How about musical influence outside of films?

As you can tell from my body of work, ethnomusicology is a huge passion of mine. I love traveling and meeting and working with different musicians from different cultures and different places. It’s a real excitement for me. It’s something that I’ve tried to bring into my film music and make valid and reasonable and artistically intelligent as added colors and choices. That’s one of the most exciting things for me.

Would you explain your use of ethnic sounds intertwined with a pulsating percussive synth sound in “Exotica”? Why did you choose to give your music that Middle-Eastern edge?

The Club Exotica in the film is supposed to be kind of otherworldly. It’s not supposed to be a typical bar in your town. There’s supposed to be something very odd and a bit twisted about it, but also something enticing and very elegant and beautiful and sexy. I think the atmosphere of the film has a sort of tangible quality to it that is very important to the effectiveness of the film. And I think that my musical choices were really a big part of that.

Most of your projects are serious and intense, but “Bounce” is a different story. It seems like a natural transition, though. How as it breaking away from your more offbeat style of movies?
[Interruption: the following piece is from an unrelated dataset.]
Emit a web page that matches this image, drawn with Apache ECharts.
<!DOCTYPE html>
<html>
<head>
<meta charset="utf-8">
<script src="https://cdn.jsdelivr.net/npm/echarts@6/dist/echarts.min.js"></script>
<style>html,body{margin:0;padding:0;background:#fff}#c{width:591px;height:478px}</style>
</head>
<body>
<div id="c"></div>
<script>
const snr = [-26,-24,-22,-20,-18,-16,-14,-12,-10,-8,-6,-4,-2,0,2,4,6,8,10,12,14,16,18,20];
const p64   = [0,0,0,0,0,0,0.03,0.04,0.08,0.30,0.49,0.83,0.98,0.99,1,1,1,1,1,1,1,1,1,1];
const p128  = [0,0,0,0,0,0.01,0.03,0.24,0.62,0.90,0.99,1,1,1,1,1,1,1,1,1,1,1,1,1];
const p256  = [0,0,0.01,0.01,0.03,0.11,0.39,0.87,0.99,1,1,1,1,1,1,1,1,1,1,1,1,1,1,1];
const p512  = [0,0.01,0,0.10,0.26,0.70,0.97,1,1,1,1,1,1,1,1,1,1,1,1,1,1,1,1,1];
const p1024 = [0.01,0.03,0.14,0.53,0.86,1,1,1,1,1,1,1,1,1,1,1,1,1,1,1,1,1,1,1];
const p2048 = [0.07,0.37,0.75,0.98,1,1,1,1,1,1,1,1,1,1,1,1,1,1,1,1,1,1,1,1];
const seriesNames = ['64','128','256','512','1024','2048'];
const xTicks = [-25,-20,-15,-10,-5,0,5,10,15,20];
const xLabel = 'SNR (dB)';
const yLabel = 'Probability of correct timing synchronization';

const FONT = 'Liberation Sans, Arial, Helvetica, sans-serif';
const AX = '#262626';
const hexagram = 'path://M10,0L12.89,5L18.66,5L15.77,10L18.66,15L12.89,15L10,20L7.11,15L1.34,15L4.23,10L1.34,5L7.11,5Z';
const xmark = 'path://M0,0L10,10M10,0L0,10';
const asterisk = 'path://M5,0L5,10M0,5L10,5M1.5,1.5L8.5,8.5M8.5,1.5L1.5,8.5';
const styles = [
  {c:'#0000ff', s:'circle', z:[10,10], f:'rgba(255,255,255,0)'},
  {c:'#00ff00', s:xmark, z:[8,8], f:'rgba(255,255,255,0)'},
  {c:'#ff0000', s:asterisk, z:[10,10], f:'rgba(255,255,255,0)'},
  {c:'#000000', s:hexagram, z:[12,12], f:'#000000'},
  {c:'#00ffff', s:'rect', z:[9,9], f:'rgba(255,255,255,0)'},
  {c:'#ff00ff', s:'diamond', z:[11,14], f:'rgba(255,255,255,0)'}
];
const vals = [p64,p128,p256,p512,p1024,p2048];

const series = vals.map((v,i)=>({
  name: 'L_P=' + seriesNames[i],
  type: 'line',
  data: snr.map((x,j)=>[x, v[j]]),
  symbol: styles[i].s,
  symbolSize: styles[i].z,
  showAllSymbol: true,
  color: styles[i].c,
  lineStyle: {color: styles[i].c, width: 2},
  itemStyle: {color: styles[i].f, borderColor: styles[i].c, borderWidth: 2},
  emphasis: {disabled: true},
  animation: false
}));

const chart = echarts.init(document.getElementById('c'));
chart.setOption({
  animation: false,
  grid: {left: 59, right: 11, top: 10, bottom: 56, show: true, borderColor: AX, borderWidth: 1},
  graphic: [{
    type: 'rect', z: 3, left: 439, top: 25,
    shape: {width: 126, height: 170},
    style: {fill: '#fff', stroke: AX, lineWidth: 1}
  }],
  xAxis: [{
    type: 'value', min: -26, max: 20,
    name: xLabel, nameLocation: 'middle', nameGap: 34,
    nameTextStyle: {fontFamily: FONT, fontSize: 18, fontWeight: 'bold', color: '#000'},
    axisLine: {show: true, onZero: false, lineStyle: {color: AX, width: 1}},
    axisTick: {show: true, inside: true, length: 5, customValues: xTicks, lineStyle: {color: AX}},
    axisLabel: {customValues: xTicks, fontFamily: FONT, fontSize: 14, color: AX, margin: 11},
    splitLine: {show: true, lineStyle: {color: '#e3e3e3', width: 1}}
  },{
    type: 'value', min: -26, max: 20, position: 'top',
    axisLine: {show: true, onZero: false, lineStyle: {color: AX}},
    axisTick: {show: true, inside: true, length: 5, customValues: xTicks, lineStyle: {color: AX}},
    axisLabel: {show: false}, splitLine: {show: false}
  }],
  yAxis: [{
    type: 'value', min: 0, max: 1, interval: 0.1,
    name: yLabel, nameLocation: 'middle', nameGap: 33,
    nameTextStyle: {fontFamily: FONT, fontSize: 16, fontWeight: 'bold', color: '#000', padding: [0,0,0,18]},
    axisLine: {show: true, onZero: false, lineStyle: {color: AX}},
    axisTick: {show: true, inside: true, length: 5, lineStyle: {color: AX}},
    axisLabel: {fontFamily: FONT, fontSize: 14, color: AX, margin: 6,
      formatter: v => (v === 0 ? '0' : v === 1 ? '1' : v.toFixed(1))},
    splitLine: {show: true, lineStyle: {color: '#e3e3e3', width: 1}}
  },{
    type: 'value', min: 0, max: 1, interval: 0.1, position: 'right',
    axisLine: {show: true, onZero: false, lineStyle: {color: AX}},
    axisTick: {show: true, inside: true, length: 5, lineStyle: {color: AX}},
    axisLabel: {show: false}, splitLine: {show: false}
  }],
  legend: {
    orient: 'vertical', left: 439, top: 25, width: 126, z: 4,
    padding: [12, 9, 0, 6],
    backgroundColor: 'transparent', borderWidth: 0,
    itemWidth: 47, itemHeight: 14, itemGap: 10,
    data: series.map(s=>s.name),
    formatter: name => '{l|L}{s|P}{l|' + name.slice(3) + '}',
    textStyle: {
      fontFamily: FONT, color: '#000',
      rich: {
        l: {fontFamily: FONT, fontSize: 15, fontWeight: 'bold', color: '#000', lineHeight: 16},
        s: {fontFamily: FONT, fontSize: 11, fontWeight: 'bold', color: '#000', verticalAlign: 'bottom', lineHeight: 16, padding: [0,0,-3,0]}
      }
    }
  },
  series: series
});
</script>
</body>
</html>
The interesting thing is that I found it a lot more difficult. I don’t know if there’s something perverse about me as a human being, but I found it really difficult to write lighter, more fun music. I don’t even think I want to think about that too much. I found the experience really difficult and challenging. I’m glad you think it worked and was effortless, but – believe me – it wasn’t.

What I liked most was the edge it had. It wasn’t a typical love story or light drama with soft string melodies. You held to your sound and dared to take a different approach. I respect that.
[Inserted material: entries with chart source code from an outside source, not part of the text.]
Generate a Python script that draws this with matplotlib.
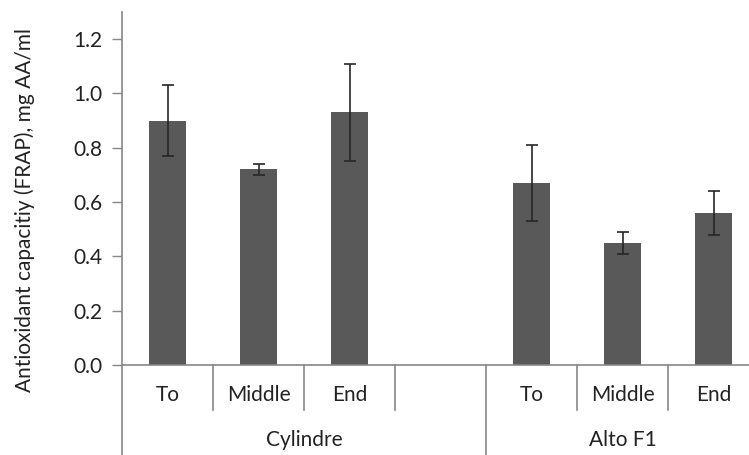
import numpy as np
import matplotlib.pyplot as plt
from matplotlib import rcParams

rcParams['font.family'] = ['Lato', 'DejaVu Sans']

# ===== data =====
groups = ['Cylindre', 'Alto F1']
sub_labels = ['To', 'Middle', 'End']
cyl_vals = [0.90, 0.72, 0.93]
cyl_err = [0.13, 0.02, 0.18]
alto_vals = [0.67, 0.45, 0.56]
alto_err = [0.14, 0.04, 0.08]
y_ticks = [0.0, 0.2, 0.4, 0.6, 0.8, 1.0, 1.2]
ylabel = 'Antioxidant capacitiy (FRAP), mg AA/ml'

# slots: 3 Cylindre + 1 empty + 3 Alto
cyl_pos = np.arange(len(cyl_vals))
alto_pos = np.arange(len(alto_vals)) + len(cyl_vals) + 1
n_slots = len(cyl_vals) + 1 + len(alto_vals)

W, H = 749, 455
fig = plt.figure(figsize=(W / 100, H / 100), dpi=100)
ax = fig.add_axes([122 / W, 1 - 365 / H, 637 / W, 353 / H])

fs = 15
txt = '#222222'
bar_color = '#595959'
err_kw = dict(ecolor='#262626', elinewidth=1.2, capsize=4.5, capthick=1.2)
ax.bar(cyl_pos, cyl_vals, width=0.4, color=bar_color, yerr=cyl_err, error_kw=err_kw)
ax.bar(alto_pos, alto_vals, width=0.4, color=bar_color, yerr=alto_err, error_kw=err_kw)

ax.set_xlim(-0.5, n_slots - 0.5)
ax.set_ylim(0, 1.3)
ax.set_yticks(y_ticks)
ax.set_yticklabels([f'{v:.1f}' for v in y_ticks], fontsize=fs, color=txt)
ax.tick_params(axis='y', length=7, width=1, color='#868686', pad=7)
ax.set_xticks([])

for s in ['top', 'right']:
    ax.spines[s].set_visible(False)
for s in ['left', 'bottom']:
    ax.spines[s].set_color('#868686')
    ax.spines[s].set_linewidth(1.2)

# category axis: separators and labels below the axis
trans = ax.get_xaxis_transform()
grey = '#868686'
inner_drop = -45 / 353
outer_drop = -95 / 353
# group boundaries (long lines)
for xb in [-0.5, len(cyl_vals) + 0.5]:
    ax.plot([xb, xb], [0, outer_drop], transform=trans, color=grey, lw=1.2, clip_on=False)
# inner boundaries (short lines)
for xb in [0.5, 1.5, 2.5, 4.5, 5.5, 6.5]:
    ax.plot([xb, xb], [0, inner_drop], transform=trans, color=grey, lw=1.2, clip_on=False)

for p, lab in zip(list(cyl_pos) + list(alto_pos), sub_labels + sub_labels):
    ax.text(p, -30 / 353, lab, transform=trans, ha='center', va='center',
            fontsize=fs, color=txt)

ax.text(1.5, -75 / 353, groups[0], transform=trans, ha='center', va='center',
        fontsize=fs, color=txt)
ax.text(alto_pos.mean(), -75 / 353, groups[1], transform=trans, ha='center', va='center',
        fontsize=fs, color=txt)

fig.text(25 / W, 1 - 210 / H, ylabel, rotation=90, ha='center', va='center',
         fontsize=fs, color=txt)

fig.savefig('out.png', dpi=100)
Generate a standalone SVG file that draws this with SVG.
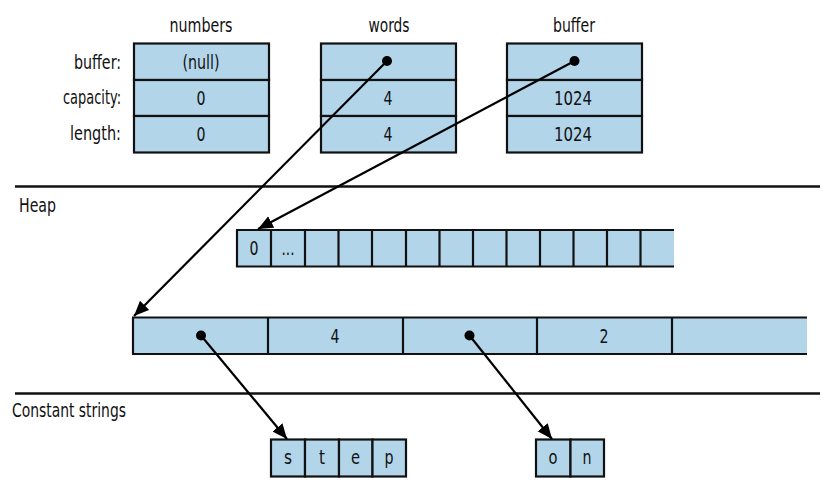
<svg xmlns="http://www.w3.org/2000/svg" width="838" height="484" viewBox="0 0 838 484">
<style>
text{font-family:"DejaVu Sans Condensed","DejaVu Sans","Liberation Sans",sans-serif;font-stretch:condensed;font-size:20px;fill:#111}
.c{text-anchor:middle}
.r{text-anchor:end}
.cell{fill:#b3d5ea;stroke:#111;stroke-width:2.2}
.fill{fill:#b3d5ea;stroke:none}
.ln{stroke:#111;stroke-width:2.2;fill:none}
.sep{stroke:#111;stroke-width:2.5}
.arr{stroke:#000;stroke-width:2.2;fill:none;marker-end:url(#ah)}
.dot{fill:#000}
</style>
<defs>
<marker id="ah" markerUnits="userSpaceOnUse" markerWidth="17" markerHeight="14" refX="15" refY="6.5" orient="auto">
<path d="M0,0 L15,6.5 L0,13 Z" fill="#000"/>
</marker>
</defs>

<g id="labels">
<text class="r" x="121" y="69" textLength="47" lengthAdjust="spacingAndGlyphs">buffer:</text>
<text class="r" x="121" y="104" textLength="58" lengthAdjust="spacingAndGlyphs">capacity:</text>
<text class="r" x="121" y="140" textLength="51" lengthAdjust="spacingAndGlyphs">length:</text>
<text x="19" y="212" textLength="37" lengthAdjust="spacingAndGlyphs">Heap</text>
<text x="12" y="417" textLength="114" lengthAdjust="spacingAndGlyphs">Constant strings</text>
</g>

<g id="separators">
<line class="sep" x1="15" y1="186.5" x2="820" y2="186.5"/>
<line class="sep" x1="15" y1="393.5" x2="820" y2="393.5"/>
</g>

<g id="numbers">
<text class="c" x="201" y="32" textLength="63" lengthAdjust="spacingAndGlyphs">numbers</text>
<rect class="cell" x="134" y="43.5" width="135" height="36.5"/>
<rect class="cell" x="134" y="80" width="135" height="36"/>
<rect class="cell" x="134" y="116" width="135" height="36.5"/>
<text class="c" x="201" y="69" textLength="37" lengthAdjust="spacingAndGlyphs">(null)</text>
<text class="c" x="201" y="105" textLength="9" lengthAdjust="spacingAndGlyphs">0</text>
<text class="c" x="201" y="141" textLength="9" lengthAdjust="spacingAndGlyphs">0</text>
</g>

<g id="words">
<text class="c" x="389" y="32" textLength="41" lengthAdjust="spacingAndGlyphs">words</text>
<rect class="cell" x="321" y="43.5" width="135" height="36.5"/>
<rect class="cell" x="321" y="80" width="135" height="36"/>
<rect class="cell" x="321" y="116" width="135" height="36.5"/>
<text class="c" x="388" y="105" textLength="9" lengthAdjust="spacingAndGlyphs">4</text>
<text class="c" x="388" y="141" textLength="9" lengthAdjust="spacingAndGlyphs">4</text>
</g>

<g id="buffer">
<text class="c" x="574" y="32" textLength="42" lengthAdjust="spacingAndGlyphs">buffer</text>
<rect class="cell" x="507" y="43.5" width="135" height="36.5"/>
<rect class="cell" x="507" y="80" width="135" height="36"/>
<rect class="cell" x="507" y="116" width="135" height="36.5"/>
<text class="c" x="573" y="105" textLength="38" lengthAdjust="spacingAndGlyphs">1024</text>
<text class="c" x="573" y="141" textLength="38" lengthAdjust="spacingAndGlyphs">1024</text>
</g>

<g id="heap-buffer">
<rect class="fill" x="237" y="230" width="437" height="37"/>
<line class="ln" x1="236" y1="230" x2="674" y2="230"/>
<line class="ln" x1="236" y1="266.5" x2="674" y2="266.5"/>
<path class="ln" d="M237,230V267M271,230V267M305,230V267M338.5,230V267M372,230V267M406,230V267M439.5,230V267M473,230V267M506.5,230V267M540,230V267M573.5,230V267M607,230V267M640.5,230V267"/>
<text class="c" x="254" y="255" textLength="9" lengthAdjust="spacingAndGlyphs">0</text>
<text class="c" x="288" y="255" textLength="13" lengthAdjust="spacingAndGlyphs">...</text>
</g>

<g id="heap-words">
<rect class="fill" x="133" y="317.5" width="674" height="36.5"/>
<line class="ln" x1="132" y1="317.5" x2="807" y2="317.5"/>
<line class="ln" x1="132" y1="354" x2="807" y2="354"/>
<path class="ln" d="M133,317.5V354M268,317.5V354M403,317.5V354M537,317.5V354M672,317.5V354"/>
<text class="c" x="335" y="343" textLength="9" lengthAdjust="spacingAndGlyphs">4</text>
<text class="c" x="604" y="343" textLength="9" lengthAdjust="spacingAndGlyphs">2</text>
</g>

<g id="str-step">
<rect class="cell" x="271" y="439.5" width="34" height="37"/>
<rect class="cell" x="305" y="439.5" width="34" height="37"/>
<rect class="cell" x="339" y="439.5" width="33.5" height="37"/>
<rect class="cell" x="372.5" y="439.5" width="33.5" height="37"/>
<text class="c" x="288" y="464" textLength="8" lengthAdjust="spacingAndGlyphs">s</text>
<text class="c" x="322" y="464" textLength="6" lengthAdjust="spacingAndGlyphs">t</text>
<text class="c" x="355.5" y="464" textLength="9" lengthAdjust="spacingAndGlyphs">e</text>
<text class="c" x="389" y="464" textLength="9" lengthAdjust="spacingAndGlyphs">p</text>
</g>

<g id="str-on">
<rect class="cell" x="536" y="439.5" width="34.5" height="37"/>
<rect class="cell" x="570.5" y="439.5" width="33.5" height="37"/>
<text class="c" x="553" y="464" textLength="9" lengthAdjust="spacingAndGlyphs">o</text>
<text class="c" x="587" y="464" textLength="9" lengthAdjust="spacingAndGlyphs">n</text>
</g>

<g id="connectors">
<circle class="dot" cx="387" cy="61" r="5"/>
<circle class="dot" cx="574.5" cy="61" r="5"/>
<circle class="dot" cx="201" cy="335.5" r="5"/>
<circle class="dot" cx="469.5" cy="335.5" r="5"/>
<line class="arr" x1="387" y1="61" x2="134" y2="316"/>
<line class="arr" x1="574.5" y1="61" x2="258" y2="229"/>
<line class="arr" x1="201" y1="335.5" x2="287" y2="439"/>
<line class="arr" x1="469.5" y1="335.5" x2="552" y2="439"/>
</g>
</svg>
Well, thank you. I think that a lot of American filmmaking is very afraid of that kind of color, that darker element. Studio executives criticize it. They don’t think that it’s an attractive emotional choice.

“Bounce” was a film where the director wanted to play up some of the darker elements of the story. And there is some very dark stuff in that film, but the studio typically will want to gloss over that kind of thing and make the music kind of happy and fun. That’s a conflict that I deal with a lot.

I found it very interesting that on the “Bounce” CD cover, for instance, every single picture is of somebody smiling. That’s no accident. And I find that really absurd, so I’m probably not very comfortable with those sorts of films.

Which one of your own works are you most proud of?

That’s a tough question. It’s like asking a mother to pick her favorite kid. I love “Monsoon Wedding”, and I think part of the reason that I love it is because of where it came in my life. It’s a really brilliant film, and I think the music really works. Believe it or not, I wrote that score in only one week. Then I got on a plane and went to India for seven days to record all the instruments there. When I came back, I mixed it for a week. So the whole score took three hellish weeks. At this same time, I was engaged to an Indian girl, so we went to India together. It was just like we were living the movie. For sentimental reasons, “Monsoon Wedding” is way up there. “Ice Storm” is way up there. “Exotica” is way up there. “Ararat” is way up there. Those are probably the ones. “Regeneration” is one of my favorite films that I’ve ever worked on, although no one’s ever seen it.

What is the most rewarding aspect of your career?

The most rewarding moments I’ve had are when I do things that are really unusual and that nobody else would have thought of and they work and are good. Those are hard moments to come by, and they don’t happen very often, but once in a while they do. When you mix together instruments that shouldn’t really go together or never have been together before and it works and does something really profound in the film, that’s a huge thrill. And just working with certain musicians can be a thrill. Going to Armenia, for instance, and recording an Armenian choir in a sixth-century church in the middle of nowhere [for “Ararat”] was a thrill. It was just unbelievably moving to be recording something by candlelight in the country where the song was written twelve hundred years ago.